Dark social. Direct messages, Slack, Discord, and WhatsApp often register as "direct" traffic even when the original link was tagged. It's an inherent limitation of how those platforms handle URLs, not a problem with your setup.

Conclusion

UTM tracking links are one of the most straightforward ways to bring clarity to your marketing data. With consistent naming, a few good habits, and the right tooling, you can move from guessing which channels perform to knowing with confidence.

If you want to manage UTM links properly, with branded short URLs, organized campaign tracking, and click analytics in one place, S.EE is worth a look. It handles the full lifecycle of a tracking link, from creation to reporting, without the mess of manually built URLs or scattered spreadsheets.

What does UTM stand for?

UTM stands for Urchin Tracking Module, named after Urchin Software, a web analytics company Google acquired in 2005. The parameter format Urchin developed became the universal standard for campaign tracking and is now supported by virtually every analytics platform.

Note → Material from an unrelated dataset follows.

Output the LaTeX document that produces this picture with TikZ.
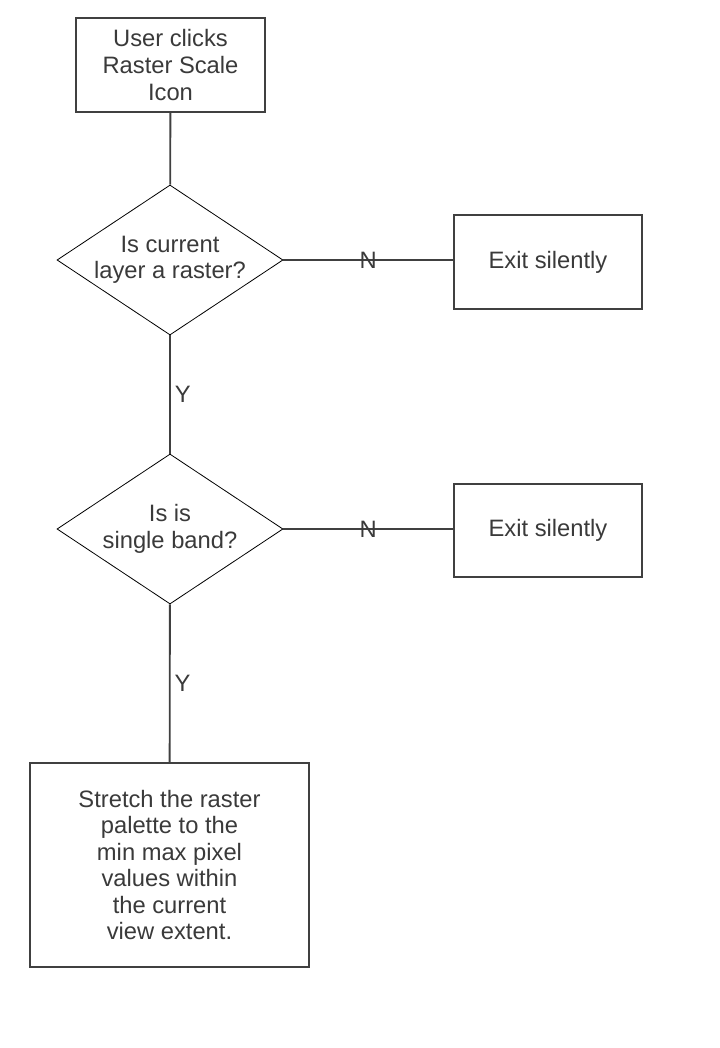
\documentclass[tikz,border=0pt]{standalone}
\usepackage{fontspec}
\setmainfont{Liberation Sans}
\usepackage{tikz}
\usetikzlibrary{shapes.geometric,positioning}
\definecolor{linegray}{HTML}{404040}
\definecolor{textgray}{HTML}{3A3A3A}

\begin{document}
\begin{tikzpicture}[
    x=0.75pt, y=-0.75pt,
    font=\fontsize{17.8}{19.9}\selectfont,
    text=textgray,
    block/.style={
		rectangle,
		draw=linegray,
		line width=1.3pt,
		text centered,
		align=center,
		inner sep=0pt,
		fill=white
	},
	decision/.style={
		diamond,
		draw=black,
		line width=0.6pt,
		shape aspect=1.5,
		inner sep=0pt,
		align=center,
		minimum width=169.5pt,
		minimum height=112.5pt
	},
	link/.style={
		draw=linegray,
		line width=1.4pt
	},
	answer/.style={
		inner sep=1pt
	}
  ]
  \useasboundingbox (0,0) rectangle (719,1048);
    % We start by placing the blocks

  \node [block, minimum width=141.75pt, minimum height=70.5pt] (start) at (170.5,65)
 {User clicks\\Raster Scale\\Icon};

  \node [decision] (israster) at (170,260)
 {Is current\\layer a raster?};

  \node [block, minimum width=141pt, minimum height=70.5pt] (exit1) at (548,262)
 {Exit silently};

  \node [decision] (isband) at (170,529)
 {Is is\\single band?};

  \node [block, minimum width=141pt, minimum height=70pt] (exit2) at (548,530.5)
 {Exit silently};

  \node [block, minimum width=209.25pt, minimum height=153pt] (stretch) at (169.5,865)
 {Stretch the raster\\palette to the\\min max pixel\\values within\\the current\\view extent.};

 \draw [link] (start) -- (israster);
 \draw [link] (israster.east) -- node [answer] {N} (exit1.west |- israster.east);
 \draw [link] (israster) -- node [answer, right, xshift=2pt] {Y} (isband);
 \draw [link] (isband.east) -- node [answer] {N} (exit2.west |- isband.east);
 \draw [link] (isband) -- node [answer, right, xshift=2pt] {Y} (stretch);

\end{tikzpicture}
\end{document}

No. UTM parameters are ignored by search engines during indexing and won't create duplicate content issues or affect your rankings.

Yes, and it's recommended. Adding UTM parameters to links you share on LinkedIn, Twitter, or Facebook lets you track how much traffic each platform sends independently. Using a short link tool like S.EE also means you're sharing a clean URL rather than a long string of parameters.

What's the difference between utm_source and utm_medium?

utm_source identifies the specific origin — like twitter or mailchimp. utm_medium describes the channel type — like social or email. Think of medium as the category and source as the specific entity within it.

Are UTM parameters visible to users?

In a raw URL, yes. That's one reason to use a link management platform like S.EE, it shortens the link so the parameters are hidden from view while still being passed through to your analytics tool.

Do UTM parameters work with privacy-focused analytics tools?

Yes. Tools like Plausible and Matomo both support UTM parameters without requiring cookies or personal data collection, making them a good fit for GDPR-conscious setups.